Ms Costigan rejected recent reports of "slippage" in the timeline and said there was no risk of another "valley of death" in terms of jobs on existing programs being lost before new positions become available.
"We now have the go-ahead to proceed towards cut steel on the prototyping phase of the Hunter allowing us to continue to hire more Australians and sign contracts with more Australian businesses," she said.
Prime Minister Scott Morrison toured the new shipyard on Saturday and said the federal government's naval shipbuilding program was contributing to the "rebirthing of South Australia".
"These incredible facilities will provide jobs and livelihoods for decades to come," he said.
"It's all about jobs. The way we grow ourselves out of the challenges we have economically is what will determine our future.
"And you don't grow unless you build these sort of facilities.
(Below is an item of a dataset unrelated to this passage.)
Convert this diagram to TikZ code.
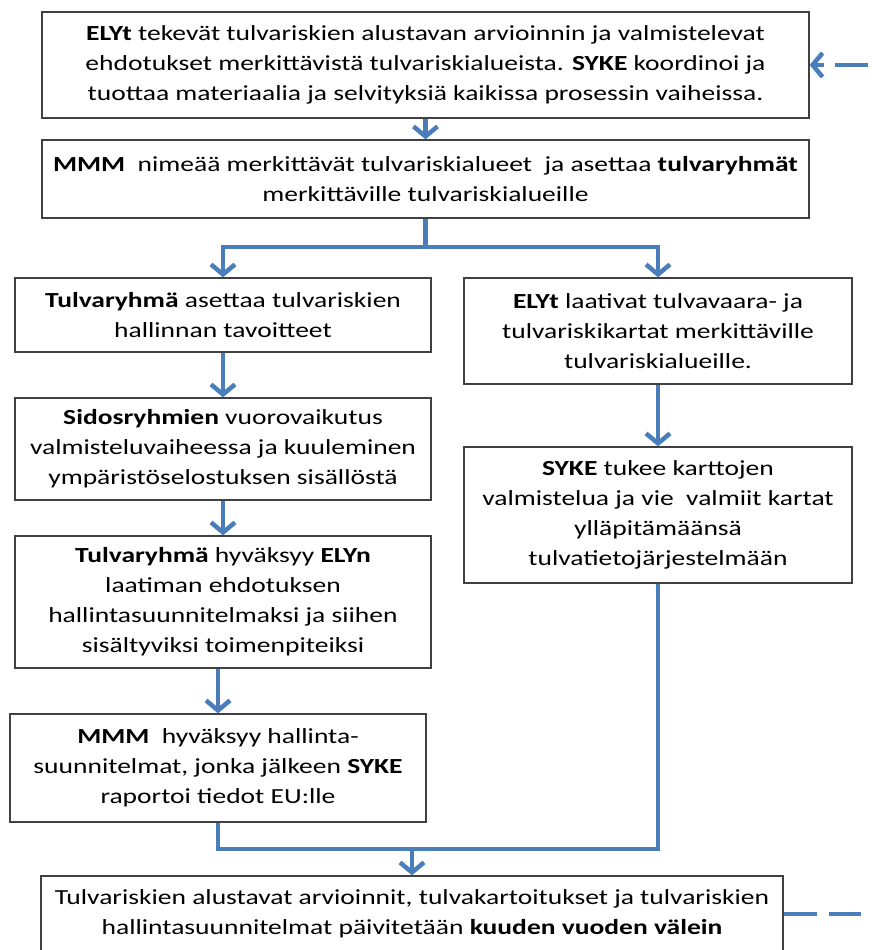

You don't grow unless you train the thousands of workers who will come and be part of this magnificent venture.
"We haven't seen this in this country at this scale for a very, very long time."
But Mr Morrison had no good news to offer SA on the question of ongoing maintenance on the navy's existing Collins class submarines with a decision yet to be made on whether to conduct that work in Adelaide or move it substantially to Perth.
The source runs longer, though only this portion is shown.